╭──

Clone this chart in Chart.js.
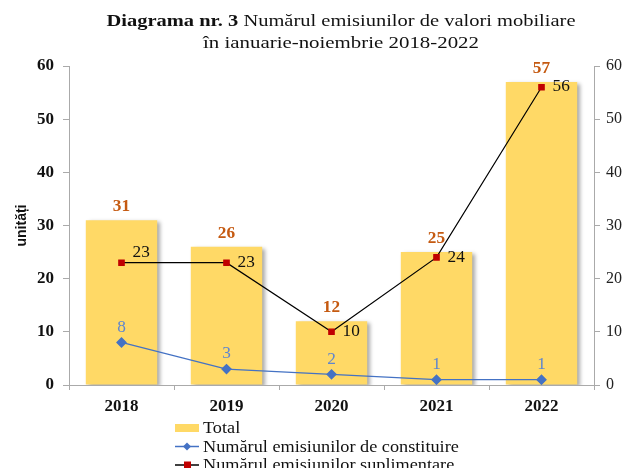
<!DOCTYPE html>
<html>
<head>
<meta charset="utf-8">
<script src="https://cdn.jsdelivr.net/npm/chart.js@4.4.1/dist/chart.umd.min.js"></script>
<style>
  html, body { margin: 0; padding: 0; background: #fff; overflow: hidden; }
  #grafic { display: block; }
</style>
</head>
<body>
<canvas id="grafic" width="627" height="468"></canvas>
<script>
// date citite din diagrama
var ani = ['2018', '2019', '2020', '2021', '2022'];
var total = [31, 26, 12, 25, 57];
var constituire = [8, 3, 2, 1, 1];
var suplimentare = [23, 23, 10, 24, 56];
var tickuri = [0, 10, 20, 30, 40, 50, 60];

var titlu1Bold = 'Diagrama nr. 3';
var titlu1 = ' Numărul emisiunilor de valori mobiliare';
var titlu2 = 'în ianuarie-noiembrie 2018-2022';

var serif = '"Liberation Serif", "Times New Roman", serif';

// text intins pe orizontala (originalul e usor latit)
function textLat(ctx, t, x, y, sx) {
  ctx.save();
  ctx.translate(x, y);
  ctx.scale(sx, 1);
  ctx.fillText(t, 0, 0);
  ctx.restore();
}

// umbra sub bare
var umbra = {
  id: 'umbra',
  beforeDatasetDraw: function (chart, args) {
    if (args.meta.type !== 'bar') return;
    var ctx = chart.ctx;
    ctx.save();
    ctx.shadowColor = 'rgba(0,0,0,0.35)';
    ctx.shadowOffsetX = 3;
    ctx.shadowOffsetY = 2;
    ctx.shadowBlur = 4;
  },
  afterDatasetDraw: function (chart, args) {
    if (args.meta.type !== 'bar') return;
    chart.ctx.restore();
  }
};

// etichete de valori
var etichete = {
  id: 'etichete',
  afterDatasetsDraw: function (chart) {
    var ctx = chart.ctx;
    ctx.save();
    ctx.textBaseline = 'middle';
    // total, deasupra barelor
    chart.getDatasetMeta(0).data.forEach(function (bar, i) {
      ctx.font = 'bold 16px ' + serif;
      ctx.fillStyle = '#C55A11';
      ctx.textAlign = 'center';
      textLat(ctx, total[i], bar.x, bar.y - 13, 1.08);
    });
    // constituire, deasupra punctelor
    chart.getDatasetMeta(1).data.forEach(function (pt, i) {
      ctx.font = '16px ' + serif;
      ctx.fillStyle = '#5F86CF';
      ctx.textAlign = 'center';
      textLat(ctx, constituire[i], pt.x, pt.y - 15, 1.08);
    });
    // suplimentare, la dreapta punctelor
    chart.getDatasetMeta(2).data.forEach(function (pt, i) {
      ctx.font = '16px ' + serif;
      ctx.fillStyle = '#111';
      ctx.textAlign = 'left';
      textLat(ctx, suplimentare[i], pt.x + 11, pt.y - (i === 0 ? 10 : 0), 1.08);
    });
    ctx.restore();
  }
};

// titlu si legenda
var decor = {
  id: 'decor',
  afterDraw: function (chart) {
    var ctx = chart.ctx;
    ctx.save();
    ctx.fillStyle = '#111';
    ctx.textBaseline = 'middle';
    ctx.textAlign = 'left';
    ctx.font = 'bold 17px ' + serif;
    var wb = ctx.measureText(titlu1Bold).width;
    ctx.font = '17px ' + serif;
    var wn = ctx.measureText(titlu1).width;
    var w2 = ctx.measureText(titlu2).width;
    var s1 = 469 / (wb + wn);
    var s2 = 276 / w2;
    var cx = 341;
    var x0 = cx - (wb + wn) * s1 / 2;
    ctx.font = 'bold 17px ' + serif;
    textLat(ctx, titlu1Bold, x0, 22, s1);
    ctx.font = '17px ' + serif;
    textLat(ctx, titlu1, x0 + wb * s1, 22, s1);
    textLat(ctx, titlu2, cx - w2 * s2 / 2, 44, s2);

    // legenda
    var lx = 175, tx = 203;
    ctx.font = '16px ' + serif;
    chart.data.datasets.forEach(function (ds, i) {
      var y = 428 + i * 18.5;
      if (ds.type === 'bar') {
        ctx.fillStyle = ds.backgroundColor;
        ctx.fillRect(lx, y - 4, 24, 8);
      } else {
        ctx.strokeStyle = ds.borderColor;
        ctx.lineWidth = 1.5;
        ctx.beginPath();
        ctx.moveTo(lx, y);
        ctx.lineTo(lx + 24, y);
        ctx.stroke();
        ctx.fillStyle = ds.pointBackgroundColor;
        if (ds.pointStyle === 'rectRot') {
          ctx.beginPath();
          ctx.moveTo(lx + 12, y - 4);
          ctx.lineTo(lx + 16, y);
          ctx.lineTo(lx + 12, y + 4);
          ctx.lineTo(lx + 8, y);
          ctx.closePath();
          ctx.fill();
        } else {
          ctx.fillRect(lx + 9, y - 3.5, 7, 7);
        }
      }
      ctx.fillStyle = '#111';
      textLat(ctx, ds.label, tx, y + 1, 1.14);
    });
    ctx.restore();
  }
};

var ctx = document.getElementById('grafic').getContext('2d');
var grafic = new Chart(ctx, {
  data: {
    labels: ani,
    datasets: [{
      type: 'bar',
      label: 'Total',
      data: total,
      backgroundColor: '#FFD966',
      barPercentage: 0.68,
      categoryPercentage: 1,
      yAxisID: 'y',
      order: 3
    }, {
      type: 'line',
      label: 'Numărul emisiunilor de constituire',
      data: constituire,
      borderColor: '#4472C4',
      borderWidth: 1.3,
      pointStyle: 'rectRot',
      pointRadius: 4.5,
      pointBackgroundColor: '#4472C4',
      pointBorderColor: '#4472C4',
      yAxisID: 'y',
      order: 1
    }, {
      type: 'line',
      label: 'Numărul emisiunilor suplimentare',
      data: suplimentare,
      borderColor: '#000',
      borderWidth: 1.2,
      pointStyle: 'rect',
      pointRadius: 3.8,
      pointBackgroundColor: '#C00000',
      pointBorderColor: '#C00000',
      yAxisID: 'y1',
      order: 2
    }]
  },
  options: {
    responsive: false,
    animation: false,
    devicePixelRatio: 1,
    layout: { padding: { top: 66, left: 0, right: 0, bottom: 55 } },
    plugins: {
      legend: { display: false },
      tooltip: { enabled: false }
    },
    scales: {
      x: {
        offset: true,
        grid: { offset: true, drawOnChartArea: false, drawTicks: true, tickLength: 5, color: '#aaa' },
        border: { color: '#aaa' },
        ticks: { color: '#111', font: { family: serif, size: 17, weight: 'bold' }, padding: 6 },
        afterFit: function (s) { s.height = 28; }
      },
      y: {
        position: 'left',
        min: 0, max: 60,
        afterBuildTicks: function (s) { s.ticks = tickuri.map(function (v) { return { value: v }; }); },
        grid: { drawOnChartArea: false, drawTicks: true, tickLength: 6, color: '#aaa' },
        border: { color: '#aaa' },
        ticks: { color: '#111', font: { family: serif, size: 17, weight: 'bold' }, padding: 9 },
        title: {
          display: true,
          text: 'unități',
          color: '#111',
          font: { family: '"Liberation Sans", Arial, sans-serif', size: 14, weight: 'bold' },
          padding: { top: 14, bottom: 0 }
        },
        afterFit: function (s) { s.width = 69; }
      },
      y1: {
        position: 'right',
        min: 0, max: 60,
        afterBuildTicks: function (s) { s.ticks = tickuri.map(function (v) { return { value: v }; }); },
        grid: { drawOnChartArea: false, drawTicks: true, tickLength: 6, color: '#aaa' },
        border: { color: '#aaa' },
        ticks: { color: '#222', font: { family: serif, size: 16 }, padding: 6 },
        afterFit: function (s) { s.width = 33; }
      }
    }
  },
  plugins: [umbra, etichete, decor]
});
</script>
</body>
</html>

╰──

Quote, please, every line of the material above from its start through the line that has "var tickuri = [0, 10, 20, 30, 40, 50, 60];", reproducing the words exactly and dropping any images.

Clone this chart in Chart.js.
<!DOCTYPE html>
<html>
<head>
<meta charset="utf-8">
<script src="https://cdn.jsdelivr.net/npm/chart.js@4.4.1/dist/chart.umd.min.js"></script>
<style>
  html, body { margin: 0; padding: 0; background: #fff; overflow: hidden; }
  #grafic { display: block; }
</style>
</head>
<body>
<canvas id="grafic" width="627" height="468"></canvas>
<script>
// date citite din diagrama
var ani = ['2018', '2019', '2020', '2021', '2022'];
var total = [31, 26, 12, 25, 57];
var constituire = [8, 3, 2, 1, 1];
var suplimentare = [23, 23, 10, 24, 56];
var tickuri = [0, 10, 20, 30, 40, 50, 60];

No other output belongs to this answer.